Gold, that ubiquitous inert element turns out not to be so inert as one
might believe. For some years now gold has been successfully employed as a homogeneous catalyst in organic chemistry, catalysing some old and new reactions. This is due to the fact that Au(I) and Au(II) salts act as soft Lewis acids towards carbon.carbon double and triple bonds. Five years ago little was to be found about stereoselective gold catalysed reactions. But back in 1986 a first example appeared.
The complex catalyst used in 1mol% is based on a ferrocene structure used together with a gold tetrafluoroborate salt:
Depending upon the R group the trans/cis ratio varied between 80:20 and 100:0 with ee% of the trans lying between 72-97%, which is pretty good. However, this result was either ignored or forgotten by the community until the start of the new century when interest re-awakened. Now the chemistry developed since rely either on the transfer of chirality from a substrate with a defined configuration to the product, or on the introduction of chirality into a prochiral substrate through the use of chiral gold catalysts. A useful review can be found here.

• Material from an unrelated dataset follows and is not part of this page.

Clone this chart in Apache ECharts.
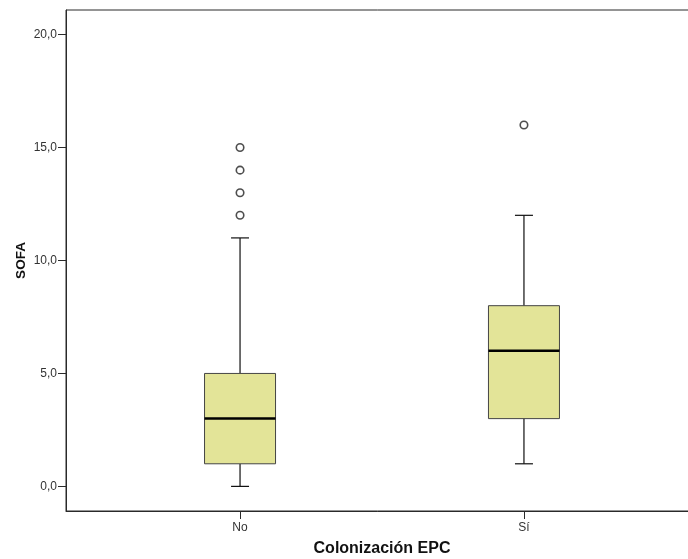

Their soft Lewis acid properties have been useful in the activation of alkynes towards oxygen nucleophiles such as carbonyls, carboxylic acids and alcohols. However the gold catalysed cyclisation of enynols has not been widely investigated in spite of their use as valuable building blocks for the synthesis of bioactive molecules. Recently a new method for the construction of novel fused beta-lactams was reported using this methodology.
The conditions for this reaction are 2.5mol% of AuClPPh3, 2.5mol% of AgOTf, 10mol% of pTSA, 100mol% water in dichloromethane in a sealed tube at 80°C for 3 hours. The yield is 63% with a diastereoisomeric ratio of 60:40. The complex mixture of catalytic materials in this system is somewhat puzzling. However, it was shown by the authors that silver triflate alone does not catalyse the reaction. The actual catalyst may be Au(OTf)PPh3 generated in situ. There appears to be a complex catalytic cycle involved here and readers are referred to the original publication for more information.
So gold catalysis is now firmly established in the arsenal of organic chemistry, but as a comment in Nature this year pointed out it has been almost ignored by industry. Gold catalysts can be found in the catalytic converters of cars, Fiat in particular installed a gold converter in its diesel engined commercial vehicles. The catalyst converts carbon monoxide to carbon dioxide utilising atmospheric oxygen. The major contribution factor to the lack if industrial interest is, of course, the cost of the metal. However, gold has carved out it’s niche in organic chemistry and no doubt the future will show further successes.